The co-op, he said, had no issue whatsoever with KPMG, which conducts the review, but the system set for it.
Continuing, he added that Arrabawn would look forward to reengaging with the programme “once the criteria deliver fairness and transparency”.
“In short, our proposal is that the calculation [should be] a simple and fully transparent process; divide the total amount paid to farmers in a year by the litres supplied. To do otherwise discriminates against liquid milk,” Carr contended.
Meanwhile, Donal Tierney, chief executive of Aurivo, said: “We will not be participating in the 2019 Milk Price Review. The decision was taken uniformly by both the board and management of Aurivo.
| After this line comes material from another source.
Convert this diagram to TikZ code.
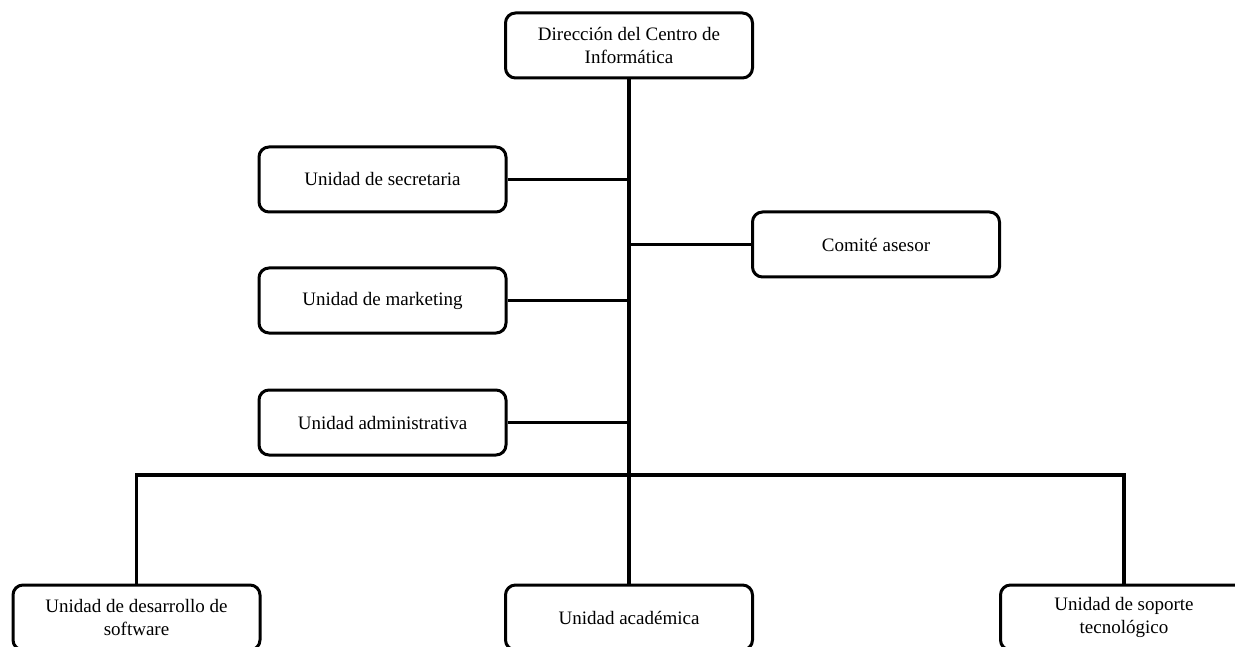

This is the correct decision for the co-op given what we firmly believe is the flawed nature of a ‘manufacturing milk’ league table that excludes fresh milk sold for domestic consumption.
“The suggestion of including a secondary ‘composite milk table’ comprised of perhaps just three liquid milk processors in addition to a table exclusively for ‘manufacturing milk’ is not acceptable to us.
“As one of Ireland’s leading liquid milk suppliers, both this suggestion and the league table as it currently stands puts Aurivo at an extreme disadvantage.
“We believe that there should be one league table and that ‘liquid milk’ be included in the calculations.
All milk is liquid. It is simply not equitable to exclude fresh milk sold for domestic consumption.
“European benchmarks for assessing milk price – for example, the LTO International Milk Price Comparison – include 100% of the milk produced. We fail to see why the Irish comparison does not.
“What’s more, other processors are permitted to include the premia they pay to encourage ‘manufacturing milk’ over the autumn/winter months, so why not include the premia paid on ‘liquid milk’?”
He added: “We’re questioning how can it be fair to allow processors to include milk and cream that, for example, is processed into UHT cartons or cream liqueurs in their calculations but, at the same time, insist that milk sold as fresh [liquid] milk is excluded?
“We have no issue with how the table is reviewed by KPMG; our issue is around the exclusion of liquid milk.
“We will certainly consider participating in the future KPMG [annual] milk price reviews, if the methodology changes to show a fair and accurate reflection of the market,” the Aurivo CEO concluded.